→ **WHAT IS NEEDED**:
The data below should be restated word for word, with every picture omitted.

=-=-=

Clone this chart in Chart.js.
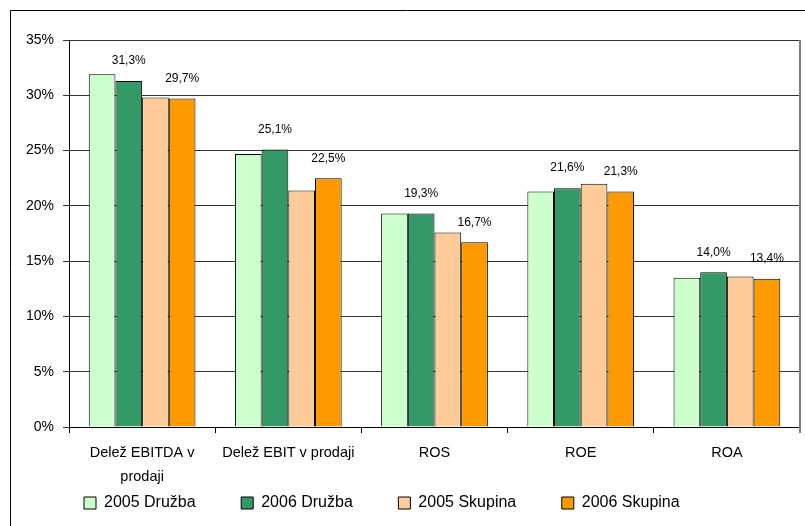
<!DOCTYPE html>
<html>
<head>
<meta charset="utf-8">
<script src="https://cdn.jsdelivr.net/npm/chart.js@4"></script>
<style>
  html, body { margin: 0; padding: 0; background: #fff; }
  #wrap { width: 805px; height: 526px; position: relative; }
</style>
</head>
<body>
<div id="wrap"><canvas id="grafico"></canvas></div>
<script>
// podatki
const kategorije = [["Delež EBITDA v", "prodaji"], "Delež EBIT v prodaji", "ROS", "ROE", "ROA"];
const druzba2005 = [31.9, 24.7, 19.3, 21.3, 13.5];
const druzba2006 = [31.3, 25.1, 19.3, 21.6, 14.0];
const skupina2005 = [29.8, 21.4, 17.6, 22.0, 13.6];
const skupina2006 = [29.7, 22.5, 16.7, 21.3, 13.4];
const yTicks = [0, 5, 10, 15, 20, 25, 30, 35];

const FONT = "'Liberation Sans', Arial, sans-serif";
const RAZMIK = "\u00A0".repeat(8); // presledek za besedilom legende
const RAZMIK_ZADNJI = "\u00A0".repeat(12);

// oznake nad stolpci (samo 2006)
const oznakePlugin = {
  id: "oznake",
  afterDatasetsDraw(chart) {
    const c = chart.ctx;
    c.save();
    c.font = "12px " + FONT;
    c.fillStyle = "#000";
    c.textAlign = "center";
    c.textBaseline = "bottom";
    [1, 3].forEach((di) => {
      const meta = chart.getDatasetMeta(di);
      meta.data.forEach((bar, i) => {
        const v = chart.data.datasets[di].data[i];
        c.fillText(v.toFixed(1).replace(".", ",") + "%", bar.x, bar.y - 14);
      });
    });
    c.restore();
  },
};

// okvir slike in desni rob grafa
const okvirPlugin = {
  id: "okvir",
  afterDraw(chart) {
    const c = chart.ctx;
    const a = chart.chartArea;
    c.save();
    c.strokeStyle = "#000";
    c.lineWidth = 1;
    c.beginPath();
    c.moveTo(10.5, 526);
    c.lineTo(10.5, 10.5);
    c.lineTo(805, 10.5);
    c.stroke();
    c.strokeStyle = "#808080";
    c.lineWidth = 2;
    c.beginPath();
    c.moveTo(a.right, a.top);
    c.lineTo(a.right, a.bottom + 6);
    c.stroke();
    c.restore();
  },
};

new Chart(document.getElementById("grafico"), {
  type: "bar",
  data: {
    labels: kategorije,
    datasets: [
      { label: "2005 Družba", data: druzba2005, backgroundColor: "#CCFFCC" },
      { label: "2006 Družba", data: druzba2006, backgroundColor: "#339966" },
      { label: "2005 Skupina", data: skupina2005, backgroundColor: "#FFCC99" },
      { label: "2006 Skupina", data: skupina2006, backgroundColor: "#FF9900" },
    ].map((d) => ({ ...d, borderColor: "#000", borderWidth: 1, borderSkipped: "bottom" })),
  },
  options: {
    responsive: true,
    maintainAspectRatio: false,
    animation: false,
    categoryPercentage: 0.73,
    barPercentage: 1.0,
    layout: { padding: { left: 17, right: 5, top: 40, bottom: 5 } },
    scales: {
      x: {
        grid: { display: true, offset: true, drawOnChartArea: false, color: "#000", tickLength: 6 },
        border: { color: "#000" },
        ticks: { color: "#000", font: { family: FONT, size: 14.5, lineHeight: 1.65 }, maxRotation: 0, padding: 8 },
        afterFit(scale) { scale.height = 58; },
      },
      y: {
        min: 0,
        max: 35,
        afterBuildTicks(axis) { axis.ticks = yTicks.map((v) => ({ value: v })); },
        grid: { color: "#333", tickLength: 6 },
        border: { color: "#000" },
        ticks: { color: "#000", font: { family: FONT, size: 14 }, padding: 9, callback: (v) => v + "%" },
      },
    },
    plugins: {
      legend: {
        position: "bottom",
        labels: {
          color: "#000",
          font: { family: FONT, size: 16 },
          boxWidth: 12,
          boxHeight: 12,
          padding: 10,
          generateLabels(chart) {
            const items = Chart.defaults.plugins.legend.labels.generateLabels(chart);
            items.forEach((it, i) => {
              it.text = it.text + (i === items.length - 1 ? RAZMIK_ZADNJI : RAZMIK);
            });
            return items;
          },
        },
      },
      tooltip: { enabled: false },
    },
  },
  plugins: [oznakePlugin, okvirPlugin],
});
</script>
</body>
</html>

=-=-=

→ **REPLY TO THE EXERCISE**:
Clone this chart in Chart.js.
<!DOCTYPE html>
<html>
<head>
<meta charset="utf-8">
<script src="https://cdn.jsdelivr.net/npm/chart.js@4"></script>
<style>
  html, body { margin: 0; padding: 0; background: #fff; }
  #wrap { width: 805px; height: 526px; position: relative; }
</style>
</head>
<body>
<div id="wrap"><canvas id="grafico"></canvas></div>
<script>
// podatki
const kategorije = [["Delež EBITDA v", "prodaji"], "Delež EBIT v prodaji", "ROS", "ROE", "ROA"];
const druzba2005 = [31.9, 24.7, 19.3, 21.3, 13.5];
const druzba2006 = [31.3, 25.1, 19.3, 21.6, 14.0];
const skupina2005 = [29.8, 21.4, 17.6, 22.0, 13.6];
const skupina2006 = [29.7, 22.5, 16.7, 21.3, 13.4];
const yTicks = [0, 5, 10, 15, 20, 25, 30, 35];

const FONT = "'Liberation Sans', Arial, sans-serif";
const RAZMIK = "\u00A0".repeat(8); // presledek za besedilom legende
const RAZMIK_ZADNJI = "\u00A0".repeat(12);

// oznake nad stolpci (samo 2006)
const oznakePlugin = {
  id: "oznake",
  afterDatasetsDraw(chart) {
    const c = chart.ctx;
    c.save();
    c.font = "12px " + FONT;
    c.fillStyle = "#000";
    c.textAlign = "center";
    c.textBaseline = "bottom";
    [1, 3].forEach((di) => {
      const meta = chart.getDatasetMeta(di);
      meta.data.forEach((bar, i) => {
        const v = chart.data.datasets[di].data[i];
        c.fillText(v.toFixed(1).replace(".", ",") + "%", bar.x, bar.y - 14);
      });
    });
    c.restore();
  },
};

// okvir slike in desni rob grafa
const okvirPlugin = {
  id: "okvir",
  afterDraw(chart) {
    const c = chart.ctx;
    const a = chart.chartArea;
    c.save();
    c.strokeStyle = "#000";
    c.lineWidth = 1;
    c.beginPath();
    c.moveTo(10.5, 526);
    c.lineTo(10.5, 10.5);
    c.lineTo(805, 10.5);
    c.stroke();
    c.strokeStyle = "#808080";
    c.lineWidth = 2;
    c.beginPath();
    c.moveTo(a.right, a.top);
    c.lineTo(a.right, a.bottom + 6);
    c.stroke();
    c.restore();
  },
};

new Chart(document.getElementById("grafico"), {
  type: "bar",
  data: {
    labels: kategorije,
    datasets: [
      { label: "2005 Družba", data: druzba2005, backgroundColor: "#CCFFCC" },
      { label: "2006 Družba", data: druzba2006, backgroundColor: "#339966" },
      { label: "2005 Skupina", data: skupina2005, backgroundColor: "#FFCC99" },
      { label: "2006 Skupina", data: skupina2006, backgroundColor: "#FF9900" },
    ].map((d) => ({ ...d, borderColor: "#000", borderWidth: 1, borderSkipped: "bottom" })),
  },
  options: {
    responsive: true,
    maintainAspectRatio: false,
    animation: false,
    categoryPercentage: 0.73,
    barPercentage: 1.0,
    layout: { padding: { left: 17, right: 5, top: 40, bottom: 5 } },
    scales: {
      x: {
        grid: { display: true, offset: true, drawOnChartArea: false, color: "#000", tickLength: 6 },
        border: { color: "#000" },
        ticks: { color: "#000", font: { family: FONT, size: 14.5, lineHeight: 1.65 }, maxRotation: 0, padding: 8 },
        afterFit(scale) { scale.height = 58; },
      },
      y: {
        min: 0,
        max: 35,
        afterBuildTicks(axis) { axis.ticks = yTicks.map((v) => ({ value: v })); },
        grid: { color: "#333", tickLength: 6 },
        border: { color: "#000" },
        ticks: { color: "#000", font: { family: FONT, size: 14 }, padding: 9, callback: (v) => v + "%" },
      },
    },
    plugins: {
      legend: {
        position: "bottom",
        labels: {
          color: "#000",
          font: { family: FONT, size: 16 },
          boxWidth: 12,
          boxHeight: 12,
          padding: 10,
          generateLabels(chart) {
            const items = Chart.defaults.plugins.legend.labels.generateLabels(chart);
            items.forEach((it, i) => {
              it.text = it.text + (i === items.length - 1 ? RAZMIK_ZADNJI : RAZMIK);
            });
            return items;
          },
        },
      },
      tooltip: { enabled: false },
    },
  },
  plugins: [oznakePlugin, okvirPlugin],
});
</script>
</body>
</html>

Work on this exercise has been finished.